Leave out every picture, then transcribe the rest of the listing exactly.

### Stored data
────────

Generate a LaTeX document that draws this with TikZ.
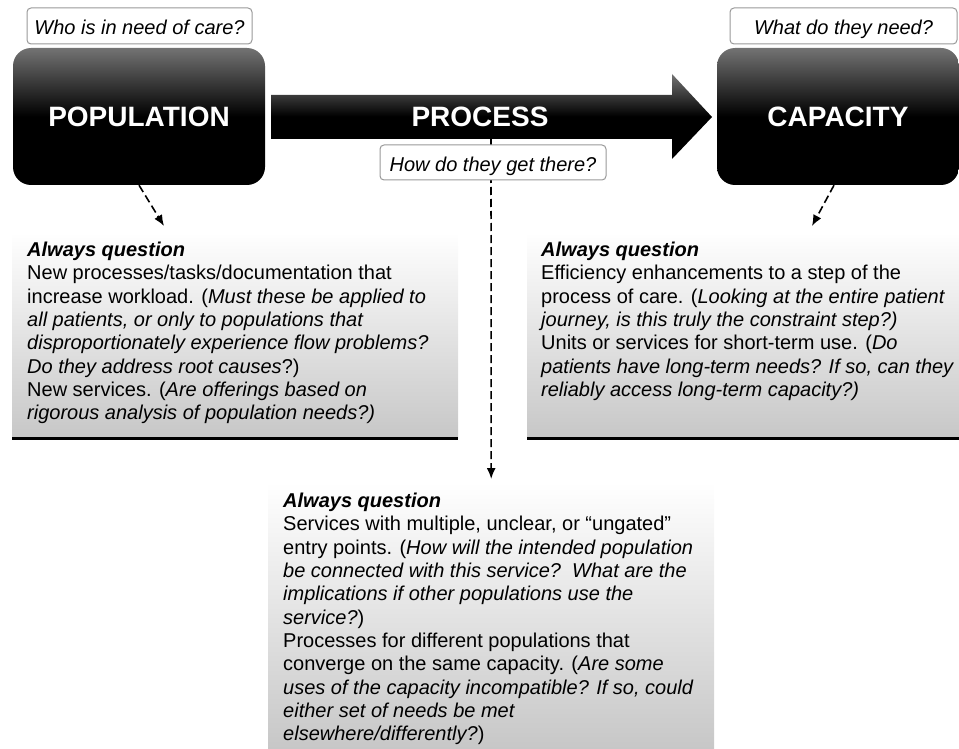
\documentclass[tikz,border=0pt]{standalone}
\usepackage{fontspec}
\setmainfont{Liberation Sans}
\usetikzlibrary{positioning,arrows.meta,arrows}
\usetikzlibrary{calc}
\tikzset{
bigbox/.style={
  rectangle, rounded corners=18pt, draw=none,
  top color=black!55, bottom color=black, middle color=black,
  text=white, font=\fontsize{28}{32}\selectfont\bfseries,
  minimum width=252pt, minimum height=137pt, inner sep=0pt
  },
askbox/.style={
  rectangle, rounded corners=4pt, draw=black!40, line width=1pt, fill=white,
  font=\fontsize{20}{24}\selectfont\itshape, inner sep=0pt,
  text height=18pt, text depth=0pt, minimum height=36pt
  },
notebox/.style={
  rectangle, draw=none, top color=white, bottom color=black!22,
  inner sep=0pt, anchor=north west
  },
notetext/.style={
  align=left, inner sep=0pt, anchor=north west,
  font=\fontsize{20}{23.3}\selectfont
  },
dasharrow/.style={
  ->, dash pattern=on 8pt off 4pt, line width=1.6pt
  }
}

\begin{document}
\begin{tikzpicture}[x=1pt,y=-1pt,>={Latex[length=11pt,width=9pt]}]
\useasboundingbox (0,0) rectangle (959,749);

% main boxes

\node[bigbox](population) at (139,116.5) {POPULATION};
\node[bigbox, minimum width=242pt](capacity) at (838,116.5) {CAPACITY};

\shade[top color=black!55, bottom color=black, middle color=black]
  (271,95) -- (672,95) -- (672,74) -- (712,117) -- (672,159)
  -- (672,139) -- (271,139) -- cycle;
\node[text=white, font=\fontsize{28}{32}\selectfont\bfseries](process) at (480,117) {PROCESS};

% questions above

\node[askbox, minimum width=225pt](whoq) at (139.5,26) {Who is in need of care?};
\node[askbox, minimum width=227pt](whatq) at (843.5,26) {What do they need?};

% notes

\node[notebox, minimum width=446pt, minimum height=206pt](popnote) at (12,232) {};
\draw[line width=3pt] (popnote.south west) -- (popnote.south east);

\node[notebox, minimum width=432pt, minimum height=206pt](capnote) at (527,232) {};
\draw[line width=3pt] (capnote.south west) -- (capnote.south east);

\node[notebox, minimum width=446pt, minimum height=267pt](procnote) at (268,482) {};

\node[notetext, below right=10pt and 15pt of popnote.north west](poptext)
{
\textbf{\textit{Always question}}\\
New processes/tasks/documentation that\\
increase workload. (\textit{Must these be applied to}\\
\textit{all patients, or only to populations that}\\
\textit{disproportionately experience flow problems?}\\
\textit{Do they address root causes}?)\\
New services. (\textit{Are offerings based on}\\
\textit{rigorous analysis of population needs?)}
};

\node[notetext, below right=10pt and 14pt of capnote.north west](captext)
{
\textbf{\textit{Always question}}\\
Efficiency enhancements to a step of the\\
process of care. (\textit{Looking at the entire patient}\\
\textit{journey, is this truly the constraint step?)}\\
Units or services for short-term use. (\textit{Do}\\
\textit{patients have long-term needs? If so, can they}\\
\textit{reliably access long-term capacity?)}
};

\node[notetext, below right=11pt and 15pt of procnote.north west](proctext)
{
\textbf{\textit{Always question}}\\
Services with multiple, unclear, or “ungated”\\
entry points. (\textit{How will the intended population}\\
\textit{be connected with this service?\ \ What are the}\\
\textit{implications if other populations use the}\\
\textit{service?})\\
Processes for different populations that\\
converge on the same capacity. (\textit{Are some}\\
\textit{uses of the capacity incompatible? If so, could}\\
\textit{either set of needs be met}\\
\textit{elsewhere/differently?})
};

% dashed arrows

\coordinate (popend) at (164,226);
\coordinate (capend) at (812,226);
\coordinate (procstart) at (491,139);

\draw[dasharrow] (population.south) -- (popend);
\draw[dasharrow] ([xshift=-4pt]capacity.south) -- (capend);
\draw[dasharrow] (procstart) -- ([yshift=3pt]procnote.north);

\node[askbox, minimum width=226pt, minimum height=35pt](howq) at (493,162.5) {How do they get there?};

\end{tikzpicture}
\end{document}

────────

### Response for this exercise
Generate a LaTeX document that draws this with TikZ.
\documentclass[tikz,border=0pt]{standalone}
\usepackage{fontspec}
\setmainfont{Liberation Sans}
\usetikzlibrary{positioning,arrows.meta,arrows}
\usetikzlibrary{calc}
\tikzset{
bigbox/.style={
  rectangle, rounded corners=18pt, draw=none,
  top color=black!55, bottom color=black, middle color=black,
  text=white, font=\fontsize{28}{32}\selectfont\bfseries,
  minimum width=252pt, minimum height=137pt, inner sep=0pt
  },
askbox/.style={
  rectangle, rounded corners=4pt, draw=black!40, line width=1pt, fill=white,
  font=\fontsize{20}{24}\selectfont\itshape, inner sep=0pt,
  text height=18pt, text depth=0pt, minimum height=36pt
  },
notebox/.style={
  rectangle, draw=none, top color=white, bottom color=black!22,
  inner sep=0pt, anchor=north west
  },
notetext/.style={
  align=left, inner sep=0pt, anchor=north west,
  font=\fontsize{20}{23.3}\selectfont
  },
dasharrow/.style={
  ->, dash pattern=on 8pt off 4pt, line width=1.6pt
  }
}

\begin{document}
\begin{tikzpicture}[x=1pt,y=-1pt,>={Latex[length=11pt,width=9pt]}]
\useasboundingbox (0,0) rectangle (959,749);

% main boxes

\node[bigbox](population) at (139,116.5) {POPULATION};
\node[bigbox, minimum width=242pt](capacity) at (838,116.5) {CAPACITY};

\shade[top color=black!55, bottom color=black, middle color=black]
  (271,95) -- (672,95) -- (672,74) -- (712,117) -- (672,159)
  -- (672,139) -- (271,139) -- cycle;
\node[text=white, font=\fontsize{28}{32}\selectfont\bfseries](process) at (480,117) {PROCESS};

% questions above

\node[askbox, minimum width=225pt](whoq) at (139.5,26) {Who is in need of care?};
\node[askbox, minimum width=227pt](whatq) at (843.5,26) {What do they need?};

% notes

\node[notebox, minimum width=446pt, minimum height=206pt](popnote) at (12,232) {};
\draw[line width=3pt] (popnote.south west) -- (popnote.south east);

\node[notebox, minimum width=432pt, minimum height=206pt](capnote) at (527,232) {};
\draw[line width=3pt] (capnote.south west) -- (capnote.south east);

\node[notebox, minimum width=446pt, minimum height=267pt](procnote) at (268,482) {};

\node[notetext, below right=10pt and 15pt of popnote.north west](poptext)
{
\textbf{\textit{Always question}}\\
New processes/tasks/documentation that\\
increase workload. (\textit{Must these be applied to}\\
\textit{all patients, or only to populations that}\\
\textit{disproportionately experience flow problems?}\\
\textit{Do they address root causes}?)\\
New services. (\textit{Are offerings based on}\\
\textit{rigorous analysis of population needs?)}
};

\node[notetext, below right=10pt and 14pt of capnote.north west](captext)
{
\textbf{\textit{Always question}}\\
Efficiency enhancements to a step of the\\
process of care. (\textit{Looking at the entire patient}\\
\textit{journey, is this truly the constraint step?)}\\
Units or services for short-term use. (\textit{Do}\\
\textit{patients have long-term needs? If so, can they}\\
\textit{reliably access long-term capacity?)}
};

\node[notetext, below right=11pt and 15pt of procnote.north west](proctext)
{
\textbf{\textit{Always question}}\\
Services with multiple, unclear, or “ungated”\\
entry points. (\textit{How will the intended population}\\
\textit{be connected with this service?\ \ What are the}\\
\textit{implications if other populations use the}\\
\textit{service?})\\
Processes for different populations that\\
converge on the same capacity. (\textit{Are some}\\
\textit{uses of the capacity incompatible? If so, could}\\
\textit{either set of needs be met}\\
\textit{elsewhere/differently?})
};

% dashed arrows

\coordinate (popend) at (164,226);
\coordinate (capend) at (812,226);
\coordinate (procstart) at (491,139);

\draw[dasharrow] (population.south) -- (popend);
\draw[dasharrow] ([xshift=-4pt]capacity.south) -- (capend);
\draw[dasharrow] (procstart) -- ([yshift=3pt]procnote.north);

\node[askbox, minimum width=226pt, minimum height=35pt](howq) at (493,162.5) {How do they get there?};

\end{tikzpicture}
\end{document}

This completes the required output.